By age 17, he calculated Euler's constant to 15 decimal places.
He began to study what he thought was a new class of numbers, but instead
he had independently developed and investigated the Bernoulli numbers.
At this time in his life, he was quite poor and was often near the point of starvation.
M.S.Subbulakhsmi
M.S.Subbulakhsmi was born to a musical family, in the temple town of Madurai.
M.S. started learning Carnatic music from a very early age and released her first recording at the age of 10.
She then began her Carnatic classical music training under Semmangudi Srinivasa Iyer and then
Hindustani classical training under Pandit Narayan Rao Vyas.
At 17, the child prodigy made her debut at the Madras Music Academy. Since then,
she performed countless musical forms in different languages such as Hindi, Bengali,
Gujarati, Tamil, Malayalam, Telugu, Sanskrit and Kannada.
Kalignar Karunanidhi
Karunanidhi entered politics at the age of 14 inspired listening to a speech by Alagiriswami of the Justice Party
by whom he was greatly influenced in 1932 and participated in Anti-Hindi agitations.
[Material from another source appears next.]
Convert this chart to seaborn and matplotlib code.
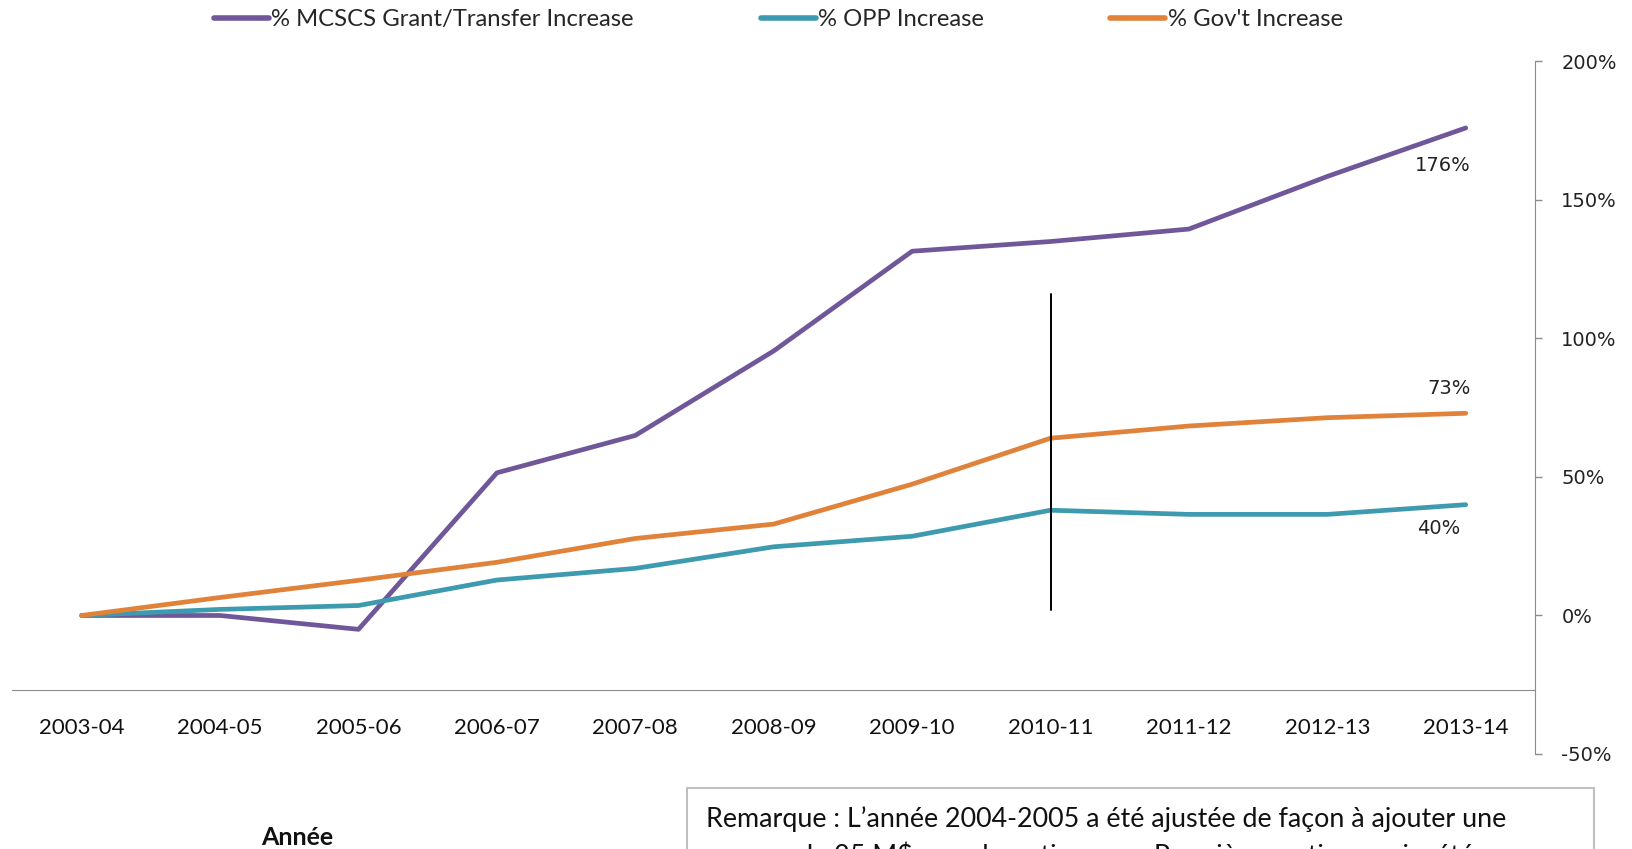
import matplotlib
matplotlib.use("Agg")
import matplotlib.pyplot as plt
import matplotlib.ticker as mticker
from matplotlib.patches import Rectangle
import pandas as pd
import seaborn as sns

years = ["2003-04", "2004-05", "2005-06", "2006-07", "2007-08", "2008-09",
         "2009-10", "2010-11", "2011-12", "2012-13", "2013-14"]
mcscs_pct = [0, 0, -5, 51.5, 65, 95.5, 131.5, 135, 139.5, 158.5, 176]
opp_pct = [0, 2.2, 3.6, 12.8, 17, 24.8, 28.6, 38, 36.5, 36.5, 40]
gov_pct = [0, 6.5, 12.7, 19.2, 27.8, 33, 47.4, 64, 68.4, 71.4, 73]
series_names = ["% MCSCS Grant/Transfer Increase", "% OPP Increase", "% Gov't Increase"]
end_labels = ["176%", "40%", "73%"]
y_ticks = [-50, 0, 50, 100, 150, 200]
marker_year = "2010-11"
marker_span = [2, 116]
note_lines = [
    "Remarque : L\u2019ann\u00e9e 2004-2005 a \u00e9t\u00e9 ajust\u00e9e de fa\u00e7on \u00e0 ajouter une",
    "somme de 25 M$ en subventions aux Premi\u00e8res nations qui a \u00e9t\u00e9",
]

colors = ["#6F579A", "#3D9AAF", "#E0823A"]

df = pd.DataFrame({
    "year": years * 3,
    "pct": mcscs_pct + opp_pct + gov_pct,
    "series": [s for s in series_names for _ in years],
})

sns.set_style("white")
plt.rcParams["font.family"] = ["Lato", "DejaVu Sans"]
plt.rcParams["axes.unicode_minus"] = False

fig = plt.figure(figsize=(16.33, 8.49), dpi=100)
ax = fig.add_axes([0.00765, 0.1119, 0.9323, 0.8157])

sns.lineplot(data=df, x="year", y="pct", hue="series", hue_order=series_names,
             palette=colors, linewidth=3.4, ax=ax, sort=False)
for ln in ax.get_lines():
    ln.set_solid_capstyle("round")
    ln.set_solid_joinstyle("round")

# vertical marker line
mx = years.index(marker_year)
ax.plot([mx, mx], marker_span, color="black", lw=1.4, zorder=5)

# end-of-line labels
last = len(years) - 1
offsets = [(-23, -38), (-27, -24), (-17, 25)]
for vals, lab, off in zip([mcscs_pct, opp_pct, gov_pct], end_labels, offsets):
    ax.annotate(lab, (last, vals[-1]), xytext=off, textcoords="offset pixels",
                ha="center", va="center", fontsize=14, family="DejaVu Sans",
                color="#222222")

ax.set_xlim(-0.5, len(years) - 0.5)
ax.set_ylim(-50, 200)

# right value axis
ax.yaxis.tick_right()
ax.set_yticks(y_ticks)
ax.yaxis.set_major_formatter(mticker.PercentFormatter(decimals=0))
ax.tick_params(axis="y", direction="out", length=5, width=1, color="#8c8c8c",
               pad=14, labelsize=14, labelcolor="#222222")
for lab in ax.get_yticklabels():
    lab.set_family("DejaVu Sans")

# category axis
ax.set_xticks(range(len(years)))
ax.set_xticklabels(years)
ax.set_xticks([i - 0.5 for i in range(len(years) + 1)], minor=True)
ax.tick_params(axis="x", which="major", length=0, pad=20, labelsize=16,
               labelcolor="#111111")
ax.tick_params(axis="x", which="minor", direction="out", length=8, width=1,
               color="#8c8c8c")
ax.set_xlabel("")
ax.set_ylabel("")

for side in ["top", "left"]:
    ax.spines[side].set_visible(False)
ax.spines["right"].set_color("#8c8c8c")
ax.spines["bottom"].set_color("#8c8c8c")
ax.spines["bottom"].set_position(("data", -27))

handles, labels = ax.get_legend_handles_labels()
ax.get_legend().remove()
leg = fig.legend(handles, labels, loc="center", bbox_to_anchor=(0.4767, 0.977),
                 ncol=3, frameon=False, fontsize=17.2, handlelength=2.3,
                 handletextpad=0.1, columnspacing=5.3)
for h in leg.legend_handles:
    h.set_linewidth(4)
    h.set_solid_capstyle("round")

fig.text(0.182, 0.013, "Ann\u00e9e", ha="center", va="center", fontsize=18,
         fontweight="bold", color="#111111")

fig.add_artist(Rectangle((687 / 1633, -0.1), (1594 - 687) / 1633, 0.1 + (849 - 788) / 849,
                         transform=fig.transFigure, fill=False,
                         edgecolor="#bfbfbf", lw=1.5))
fig.text(706 / 1633, 1 - 819 / 849, note_lines[0], ha="left", va="center",
         fontsize=19.4, color="#111111")
fig.text(706 / 1633, 1 - 855 / 849, note_lines[1], ha="left", va="center",
         fontsize=19.4, color="#111111")

fig.savefig("out.png", dpi=100)
plt.close(fig)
He founded an organisation for the local youth of his locality. He circulated a hand written newspaper
called Manavar Nesan to its members. Later he founded a student organisation called
Tamil Nadu Tamil Manavar Manram which was the first student wing of the Dravidan Movement.
Sivaji Ganesan
At the age of 9, Sivaji Ganesan was so interested in stage plays that he ran away from home
to pursue a career in theatre. His mother helped him get into a famous drama troupe.
Kamal Hasan
Kamal entered the film world as a child actor at the tender age of 6 in the film
Kalathur Kannamma and has been associated with the film world since then.
Ilaiyaraaja
Ilaiyaraaja's formative contact with music-making and performance came at the age of 14,
when he joined a travelling musical troupe headed by his elder brother, Pavalar Varadarajan
Viswanathan Anand
Anand's rise in the Indian chess world was meteoric. National level success came early for him
when he won the National Sub-Junior Chess Championship with a score of 9/9 in 1983 at the age of fourteen.
He became the youngest Indian to win the International Master Title at the age of fifteen, in 1984.
At the age of sixteen he became the National Champion and won that title two more times.
In 1988, at the age of eighteen, he became India's first Grandmaster.
A.R.Rehman
At the age of 11, he joined the troupe of Indian composer Ilaiyaraaja as a keyboardist.
He later played on the orchestra of M. S. Viswanathan and Ramesh Naidu, and accompanied
Zakir Hussain and Kunnakudi Vaidyanathan on world tours.
Vairamuthu
Vairamuthu could compose poems even at the young age of twelve. The speeches of Periyar & Anna,
the writings of Karunanidhi and the works of eminent poets like Bharathi, Bharathidasan and
Kannadasan and the life in the countryside shaped the young poet's thinking.
While he was fourteen, he acquired the ability to write Yappu type of Venba poetry.